Taquería Chabelita is one of the six Mexican restaurants clustered on Navigation, and because of its Veracruz influence, it points to the cosmopolitan character of the indigenous people who lived in the Houston region as far back as 2,000 years. Cosmopolitan, in the sense of having wide international sophistication, describes the Native Americans in the Houston region who traded with and knew the rich cultures of central and southern Mexico long before the arrival of Europeans in the 1500s.
Taquería Chabelita offers both Texas and Veracruz Mexican food. Take-away tacos, tortas and tostadas are familiar Mexican dishes of Texas. But customers are also tempted by international favorites from Veracruz like fish filet dishes or the picadas, thick corn patties that are crimped at the edges, topped with beans, chopped beef, and laden with Crema Mexicana.
Both Texas and Veracruz Mexican dishes are popular. They’re listed all together on the menu, handwritten on spiral-bound notebook sheets that are torn off and taped to the wall. Brea kfast plates include machacado (dried beef threads) with egg, chorizo and egg, ham and egg, and also chilaquiles, crisp corn chips that are bathed in green or red chile and served with an egg.
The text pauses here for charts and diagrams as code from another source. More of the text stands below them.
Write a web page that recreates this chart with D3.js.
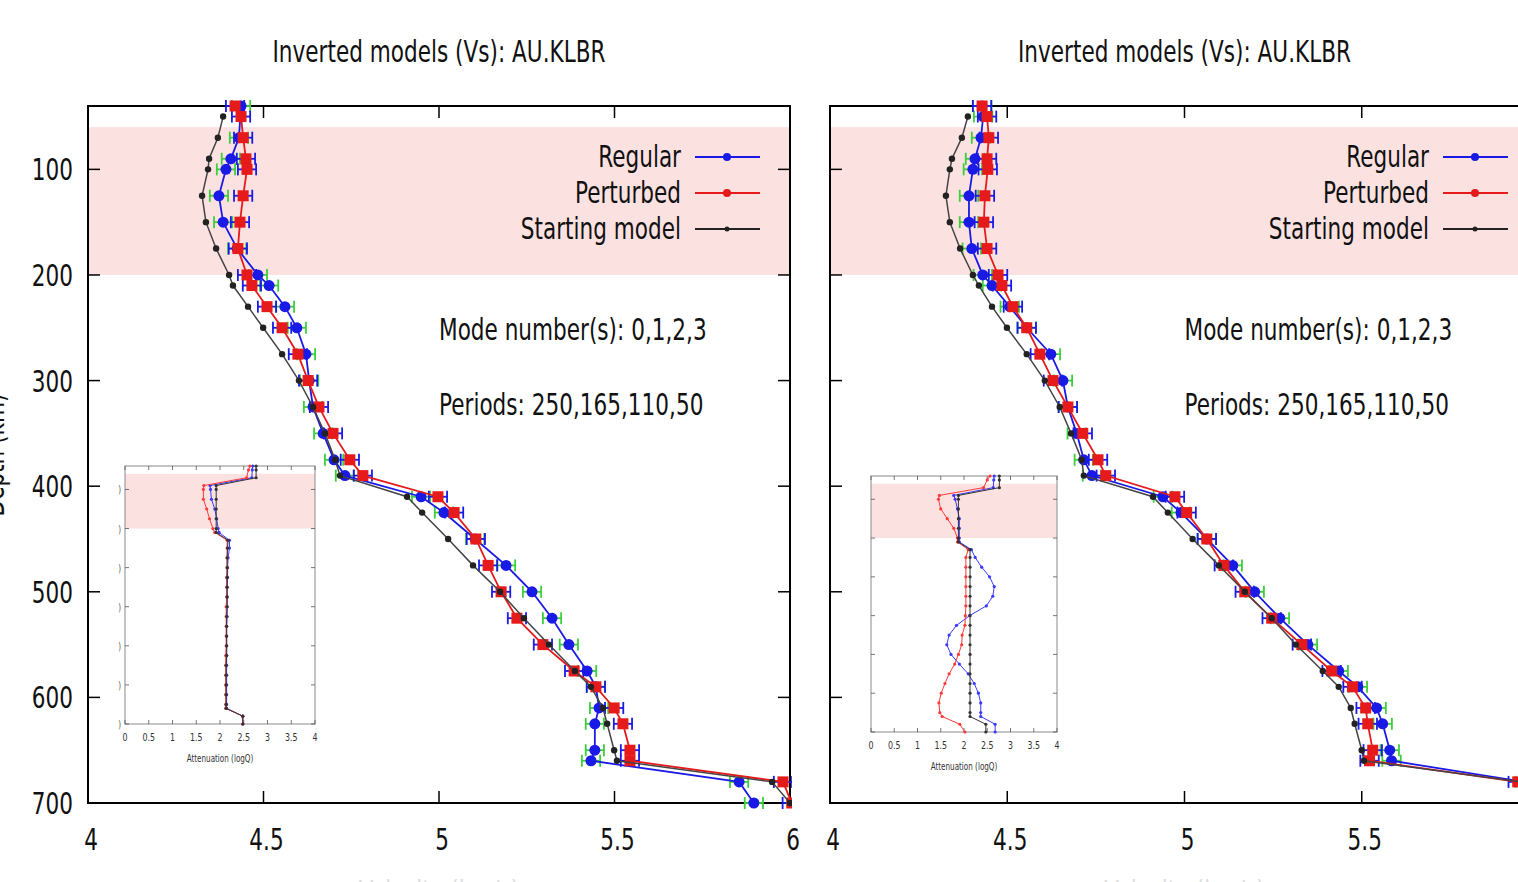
<!DOCTYPE html>
<html>
<head>
<meta charset="utf-8">
<script src="https://cdn.jsdelivr.net/npm/d3@7"></script>
<style>
  body { margin: 0; background: #fff; overflow: hidden; }
  text { font-family: "DejaVu Sans", sans-serif; }
</style>
</head>
<body>
<div id="chart"></div>
<script>
// Vs profiles, two panels (same station, different inset Q models)
var depths = [40, 50, 70, 90, 100, 125, 150, 175, 200, 210, 230, 250, 275, 300, 325, 350, 375, 390,
  410, 425, 450, 475, 500, 525, 550, 575, 590, 610, 625, 650, 660, 680, 700];

// left panel
var regularL = [4.436, null, 4.430, 4.407, 4.393, 4.373, 4.385, 4.425, 4.484, 4.516, 4.561, 4.595, 4.621, 4.630, 4.641, 4.670, 4.701, 4.732,
  4.949, 5.014, 5.103, 5.191, 5.265, 5.322, 5.370, 5.422, 5.447, 5.456, 5.444, 5.444, 5.433, 5.855, 5.897];
var perturbedL = [4.419, 4.436, 4.442, 4.450, 4.453, 4.442, 4.433, 4.427, 4.453, 4.467, 4.510, 4.553, 4.598, 4.627, 4.658, 4.698, 4.746, 4.783,
  4.997, 5.043, 5.105, 5.140, 5.177, 5.222, 5.296, 5.385, 5.447, 5.499, 5.524, 5.544, 5.544, 5.980, 6.005];
var startL = [null, 4.385, 4.370, 4.345, 4.342, 4.325, 4.336, 4.365, 4.402, 4.413, 4.456, 4.499, 4.553, 4.601, 4.641, 4.675, 4.704, 4.718,
  4.909, 4.952, 5.026, 5.097, 5.174, 5.242, 5.313, 5.387, 5.433, 5.467, 5.479, 5.499, 5.507, 5.949, 6.0];

// right panel
var regularR = [4.429, 4.432, 4.426, 4.409, 4.403, 4.392, 4.392, 4.400, 4.431, 4.457, 4.507, 4.555, 4.623, 4.657, 4.671, 4.696, 4.716, 4.739,
  4.939, 4.990, 5.063, 5.136, 5.198, 5.269, 5.348, 5.435, 5.489, 5.542, 5.559, 5.579, 5.584, 5.960, 6.020];
var perturbedR = [4.429, 4.443, 4.448, 4.443, 4.445, 4.437, 4.434, 4.443, 4.474, 4.485, 4.516, 4.555, 4.592, 4.629, 4.671, 4.713, 4.756, 4.778,
  4.973, 5.006, 5.063, 5.111, 5.170, 5.246, 5.331, 5.415, 5.474, 5.511, 5.517, 5.531, 5.522, 5.940, 6.000];
var startR = [null, 4.389, 4.372, 4.344, 4.338, 4.327, 4.338, 4.367, 4.403, 4.420, 4.457, 4.499, 4.555, 4.606, 4.648, 4.680, 4.710, 4.716,
  4.911, 4.953, 5.023, 5.097, 5.170, 5.246, 5.314, 5.390, 5.435, 5.469, 5.480, 5.500, 5.506, 5.950, 6.000];

var errRegular = 0.026, errPerturbed = 0.026;

// insets: attenuation (logQ)
var qDepths = [40, 50, 70, 90, 100, 125, 150, 175, 200, 210, 230, 250, 275, 300, 325, 350, 375, 400,
  425, 450, 475, 500, 525, 550, 575, 600, 625, 650, 660, 680, 700];
var qRegularL = [2.69, 2.68, 2.67, 1.79, 1.80, 1.82, 1.89, 1.93, 1.96, 1.98, 2.20, 2.20, 2.17, 2.16, 2.16, 2.15, 2.15, 2.15,
  2.15, 2.14, 2.14, 2.14, 2.14, 2.14, 2.14, 2.14, 2.14, 2.14, 2.14, 2.48, 2.48];
var qPerturbedL = [2.63, 2.60, 2.56, 1.66, 1.65, 1.65, 1.72, 1.78, 1.85, 1.89, 2.15, 2.15, 2.15, 2.15, 2.14, 2.14, 2.14, 2.13,
  2.13, 2.13, 2.13, 2.13, 2.12, 2.12, 2.12, 2.12, 2.12, 2.12, 2.12, 2.48, 2.48];
var qStartL = [2.76, 2.76, 2.76, 1.92, 1.92, 1.92, 1.92, 1.92, 1.92, 1.92, 2.17, 2.16, 2.15, 2.15, 2.15, 2.15, 2.15, 2.15,
  2.14, 2.14, 2.14, 2.14, 2.14, 2.13, 2.13, 2.13, 2.13, 2.13, 2.13, 2.48, 2.48];
var qRegularR = [2.65, 2.64, 2.63, 1.78, 1.81, 1.86, 1.90, 1.90, 1.90, 1.90, 2.16, 2.24, 2.38, 2.55, 2.65, 2.62, 2.48, 2.12,
  1.84, 1.68, 1.63, 1.72, 1.90, 2.09, 2.22, 2.31, 2.36, 2.36, 2.36, 2.67, 2.67];
var qPerturbedR = [2.56, 2.50, 2.42, 1.47, 1.45, 1.50, 1.64, 1.78, 1.86, 1.86, 2.09, 2.04, 2.04, 2.04, 2.04, 2.04, 2.04, 2.03,
  2.02, 1.96, 1.95, 1.88, 1.80, 1.68, 1.59, 1.51, 1.46, 1.48, 1.53, 1.91, 2.02];
var qStartR = [2.76, 2.76, 2.76, 1.88, 1.88, 1.88, 1.88, 1.88, 1.88, 1.88, 2.13, 2.13, 2.13, 2.13, 2.13, 2.13, 2.13, 2.13,
  2.13, 2.13, 2.13, 2.13, 2.13, 2.13, 2.13, 2.13, 2.13, 2.13, 2.13, 2.47, 2.47];

var xTicksL = [4, 4.5, 5, 5.5, 6],
  xTicksR = [4, 4.5, 5, 5.5, 6],
  xLabelsR = [4, 4.5, 5, 5.5],
  yTicks = [100, 200, 300, 400, 500, 600, 700],
  qTicks = [0, 0.5, 1, 1.5, 2, 2.5, 3, 3.5, 4],
  band = [60, 200],
  legendLabels = ["Regular", "Perturbed", "Starting model"],
  title = "Inverted models (Vs): AU.KLBR",
  notes = ["Mode number(s): 0,1,2,3", "Periods: 250,165,110,50"];

var W = 1518, H = 882;
var cBlue = "#1a1ae6", cRed = "#e61a1a", cBlack = "#222", cGreen = "#3ccf3c", cBand = "#fce1e1";
var sx = 0.72; // narrow text look

var svg = d3.select("#chart").append("svg")
  .attr("width", W)
  .attr("height", H);

// text helper, squeezed horizontally
function label(g, x, y, str, size, anchor, fill) {
  return g.append("text")
    .attr("transform", "translate(" + x + "," + y + ") scale(" + sx + ",1)")
    .attr("text-anchor", anchor || "start")
    .attr("font-size", size)
    .attr("fill", fill || "#111")
    .text(str);
}

function pairs(vals, ds) {
  return vals.map(function(v, i) { return {d: ds[i], v: v}; }).filter(function(p) { return p.v != null; });
}

function drawPanel(p) {
  var x = d3.scaleLinear().domain([4, 6]).range([p.x0, p.x1]);
  var y = d3.scaleLinear().domain([40, 700]).range([106, 803]);
  var g = svg.append("g");
  var id = "clip" + p.name;

  g.append("clipPath").attr("id", id).append("rect")
    .attr("x", p.x0).attr("y", 96)
    .attr("width", x(6) - p.x0 + 2).attr("height", 718);

  // pink band
  g.append("rect")
    .attr("x", p.x0).attr("width", x(6) - p.x0)
    .attr("y", y(band[0])).attr("height", y(band[1]) - y(band[0]))
    .attr("fill", cBand);

  // title
  label(g, (p.x0 + x(6)) / 2, 62, title, 30, "middle");

  // frame + ticks
  g.append("rect")
    .attr("x", p.x0).attr("y", y(40))
    .attr("width", x(6) - p.x0).attr("height", y(700) - y(40))
    .attr("fill", "none").attr("stroke", "#000").attr("stroke-width", 2);

  var ax = g.append("g").attr("stroke", "#000").attr("stroke-width", 1.5);
  p.xTicks.forEach(function(t) {
    ax.append("line").attr("x1", x(t)).attr("x2", x(t)).attr("y1", y(700)).attr("y2", y(700) - 12);
    ax.append("line").attr("x1", x(t)).attr("x2", x(t)).attr("y1", y(40)).attr("y2", y(40) + 12);
  });
  p.xLabels.forEach(function(t) {
    label(g, x(t) + 3, 850, d3.format("")(t), 30, "middle");
  });
  yTicks.forEach(function(t) {
    ax.append("line").attr("x1", p.x0).attr("x2", p.x0 + 12).attr("y1", y(t)).attr("y2", y(t));
    ax.append("line").attr("x1", x(6)).attr("x2", x(6) - 12).attr("y1", y(t)).attr("y2", y(t));
    if (p.yLabels) label(g, p.x0 - 15, y(t) + 11, t, 30, "end");
  });

  // axis titles (mostly off the picture in the original)
  if (p.yLabels) {
    g.append("text")
      .attr("transform", "translate(" + (p.x0 - 84) + ",455) rotate(-90) scale(" + sx + ",1)")
      .attr("text-anchor", "middle").attr("font-size", 30).attr("fill", "#111")
      .text("Depth (km)");
  }
  label(g, (p.x0 + x(6)) / 2, 902, "Velocity (km/s)", 30, "middle", "#ddd");

  // notes
  label(g, x(5), 340, notes[0], 30, "start");
  label(g, x(5), 415, notes[1], 30, "start");

  var data = g.append("g").attr("clip-path", "url(#" + id + ")");
  var line = d3.line().x(function(d) { return x(d.v); }).y(function(d) { return y(d.d); });

  function errBars(pts, err, col) {
    var e = data.append("g").attr("stroke", col).attr("stroke-width", 1.8);
    pts.forEach(function(d) {
      e.append("line").attr("x1", x(d.v - err)).attr("x2", x(d.v + err)).attr("y1", y(d.d)).attr("y2", y(d.d));
      e.append("line").attr("x1", x(d.v - err)).attr("x2", x(d.v - err)).attr("y1", y(d.d) - 6).attr("y2", y(d.d) + 6);
      e.append("line").attr("x1", x(d.v + err)).attr("x2", x(d.v + err)).attr("y1", y(d.d) - 6).attr("y2", y(d.d) + 6);
    });
  }

  // regular
  var reg = pairs(p.regular, depths);
  errBars(reg, errRegular, cGreen);
  data.append("path").datum(reg).attr("d", line).attr("fill", "none").attr("stroke", cBlue).attr("stroke-width", 1.8);
  data.append("g").selectAll("circle").data(reg).enter().append("circle")
    .attr("cx", function(d) { return x(d.v); }).attr("cy", function(d) { return y(d.d); })
    .attr("r", 5.5).attr("fill", cBlue);

  // perturbed
  var per = pairs(p.perturbed, depths);
  errBars(per, errPerturbed, cBlue);
  data.append("path").datum(per).attr("d", line).attr("fill", "none").attr("stroke", cRed).attr("stroke-width", 1.8);
  data.append("g").selectAll("rect").data(per).enter().append("rect")
    .attr("x", function(d) { return x(d.v) - 5.5; }).attr("y", function(d) { return y(d.d) - 5.5; })
    .attr("width", 11).attr("height", 11).attr("fill", cRed);

  // starting model
  var st = pairs(p.start, depths);
  data.append("path").datum(st).attr("d", line).attr("fill", "none").attr("stroke", "#444").attr("stroke-width", 1.5);
  data.append("g").selectAll("circle").data(st).enter().append("circle")
    .attr("cx", function(d) { return x(d.v); }).attr("cy", function(d) { return y(d.d); })
    .attr("r", 3.2).attr("fill", cBlack);

  // legend
  var lx = p.legendX;
  var cols = [cBlue, cRed, cBlack];
  legendLabels.forEach(function(s, i) {
    var ly = 157 + i * 36;
    label(g, lx - 14, ly + 10, s, 30, "end");
    g.append("line").attr("x1", lx).attr("x2", lx + 65).attr("y1", ly).attr("y2", ly)
      .attr("stroke", cols[i]).attr("stroke-width", 1.8);
    g.append("circle").attr("cx", lx + 32).attr("cy", ly).attr("r", i == 2 ? 2.5 : 4).attr("fill", cols[i]);
  });

  drawInset(g, p.inset);
}

function drawInset(g, b) {
  var qx = d3.scaleLinear().domain([0, 4]).range([b.x0, b.x1]);
  var qy = d3.scaleLinear().domain([40, 700]).range([b.y0, b.y1]);
  var ig = g.append("g");
  ig.append("rect").attr("x", b.x0).attr("y", b.y0).attr("width", b.x1 - b.x0).attr("height", b.y1 - b.y0).attr("fill", "#fff");
  ig.append("rect").attr("x", b.x0).attr("width", b.x1 - b.x0)
    .attr("y", qy(band[0])).attr("height", qy(band[1]) - qy(band[0])).attr("fill", cBand);
  ig.append("rect").attr("x", b.x0).attr("y", b.y0).attr("width", b.x1 - b.x0).attr("height", b.y1 - b.y0)
    .attr("fill", "none").attr("stroke", "#8a8a8a").attr("stroke-width", 1);

  var tk = ig.append("g").attr("stroke", "#555").attr("stroke-width", 0.8);
  qTicks.forEach(function(t) {
    tk.append("line").attr("x1", qx(t)).attr("x2", qx(t)).attr("y1", b.y1).attr("y2", b.y1 - 4);
    tk.append("line").attr("x1", qx(t)).attr("x2", qx(t)).attr("y1", b.y0).attr("y2", b.y0 + 4);
    label(ig, qx(t), b.y1 + 17, t, 11, "middle", "#333");
  });
  yTicks.forEach(function(t) {
    tk.append("line").attr("x1", b.x0).attr("x2", b.x0 + 4).attr("y1", qy(t)).attr("y2", qy(t));
    tk.append("line").attr("x1", b.x1).attr("x2", b.x1 - 4).attr("y1", qy(t)).attr("y2", qy(t));
    if (b.yMarks) label(ig, b.x0 - 4, qy(t) + 4, ")", 10, "end", "#555");
  });
  label(ig, (b.x0 + b.x1) / 2, b.y1 + 38, "Attenuation (logQ)", 10, "middle", "#333");

  var qline = d3.line().x(function(d) { return qx(d.v); }).y(function(d) { return qy(d.d); });
  [[b.regular, "#3a3aff"], [b.perturbed, "#ff3a3a"], [b.start, "#333"]].forEach(function(s) {
    var pts = pairs(s[0], qDepths);
    ig.append("path").datum(pts).attr("d", qline).attr("fill", "none").attr("stroke", s[1]).attr("stroke-width", 1);
    ig.append("g").selectAll("circle").data(pts).enter().append("circle")
      .attr("cx", function(d) { return qx(d.v); }).attr("cy", function(d) { return qy(d.d); })
      .attr("r", 1.6).attr("fill", s[1]);
  });
}

drawPanel({
  name: "L", x0: 88, x1: 790, legendX: 695, yLabels: true,
  xTicks: xTicksL, xLabels: xTicksL,
  regular: regularL, perturbed: perturbedL, start: startL,
  inset: {x0: 125, x1: 315, y0: 466, y1: 724, yMarks: true, regular: qRegularL, perturbed: qPerturbedL, start: qStartL}
});
drawPanel({
  name: "R", x0: 830, x1: 1539, legendX: 1443, yLabels: false,
  xTicks: xTicksR, xLabels: xLabelsR,
  regular: regularR, perturbed: perturbedR, start: startR,
  inset: {x0: 871, x1: 1057, y0: 476, y1: 732, yMarks: false, regular: qRegularR, perturbed: qPerturbedR, start: qStartR}
});
</script>
</body>
</html>
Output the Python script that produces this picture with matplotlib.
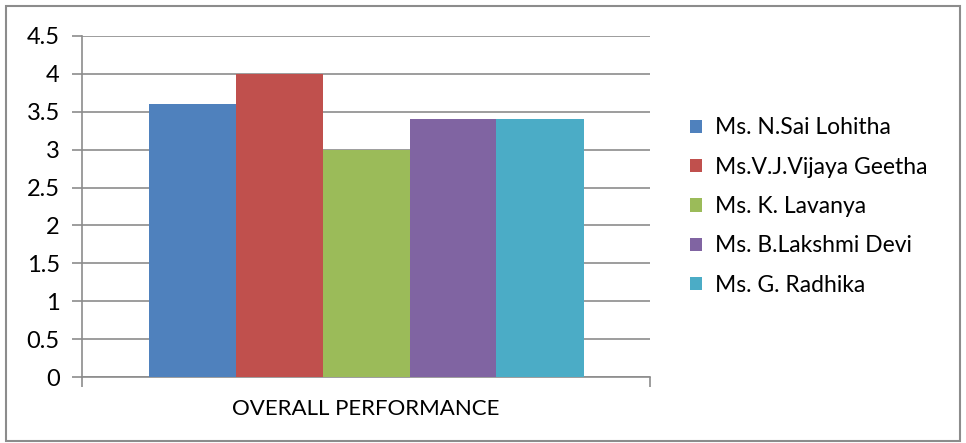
import numpy as np
import matplotlib.pyplot as plt
from matplotlib.patches import Rectangle

plt.rcParams['font.family'] = ['Lato', 'DejaVu Sans']

# data
names = ['Ms. N.Sai Lohitha', 'Ms.V.J.Vijaya Geetha', 'Ms. K. Lavanya',
         'Ms. B.Lakshmi Devi', 'Ms. G. Radhika']
scores = [3.6, 4.0, 3.0, 3.4, 3.4]
category = 'OVERALL PERFORMANCE'
colors = ['#4F81BD', '#C0504D', '#9BBB59', '#8064A2', '#4BACC6']
yticks = [0, 0.5, 1, 1.5, 2, 2.5, 3, 3.5, 4, 4.5]

fig = plt.figure(figsize=(9.66, 4.43), dpi=100)
ax = fig.add_axes([82/966, 1 - 377/443, 568/966, 341/443])

# bars in one category group, centred at 0.5
group_w = 435 / 568
bw = group_w / len(scores)
start = 0.5 - group_w / 2
for i, (n, v, c) in enumerate(zip(names, scores, colors)):
    ax.bar(start + bw * (i + 0.5), v, width=bw, color=c, label=n, zorder=3)

ax.set_xlim(0, 1)
ax.set_ylim(0, 4.5)
ax.set_yticks(yticks)
ax.set_yticklabels(['%g' % t for t in yticks], fontsize=17)
ax.yaxis.grid(True, color='#8c8c8c', linewidth=1.2, zorder=0)

ax.set_xticks([0, 1])
ax.set_xticklabels(['', ''])
ax.set_xticks([0.5], minor=True)
ax.set_xticklabels([category], minor=True, fontsize=16)
ax.tick_params(axis='x', which='minor', length=0, pad=16)
ax.tick_params(axis='x', which='major', length=7, color='#8c8c8c', width=1.2)
ax.tick_params(axis='y', length=7, color='#8c8c8c', width=1.2, pad=9)

for s in ['top', 'right']:
    ax.spines[s].set_visible(False)
for s in ['left', 'bottom']:
    ax.spines[s].set_color('#8c8c8c')
    ax.spines[s].set_linewidth(1.2)

leg = ax.legend(loc='center left', bbox_to_anchor=((690 - 82)/568, 0.5),
                bbox_transform=ax.transAxes, frameon=False, fontsize=16.5,
                handlelength=0.52, handleheight=0.52, handletextpad=0.55,
                labelspacing=0.8, borderaxespad=0, borderpad=0)

# outer chart border
fig.patches.append(Rectangle((6/966, 2/443), 954/966, 435/443,
                             transform=fig.transFigure, fill=False,
                             edgecolor='#8c8c8c', linewidth=1.5))

fig.savefig('out.png', dpi=100)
The lunch tacos include barbacoa (yum!), fajita and “lengua,” tongue. The full lunch plates are squarely in the Texas Mexican traditions like chile relleno and steak ranchero, but there are also Veracruz Mexican traditions that, to my taste, are an interesting contrasted option. An example of the Veracruz coastal food is the lightly sautéed fish filet, “a la plancha,” overlaid with onions that have been cooked just enough to develop a little bit of caramelization for a touch of color and sweetness. Served with a salad, avocado, diced potatoes and lightly seasoned rice, it’s a perfect Veracruz lunch. It’s cooked “al momento,” à la minute and the price is $9.99.
I go back and forth between her Veracruz and Texas styles of Mexican food, the red and green salsas are perfect for both. Ever since our indigenous Texas ancestors built a network of roads to travel to central and southern Mexico, later called El Camino Real by the Spanish, the entire Houston region has been cosmopolitan. This tiny taquería celebrates that fact deliciously.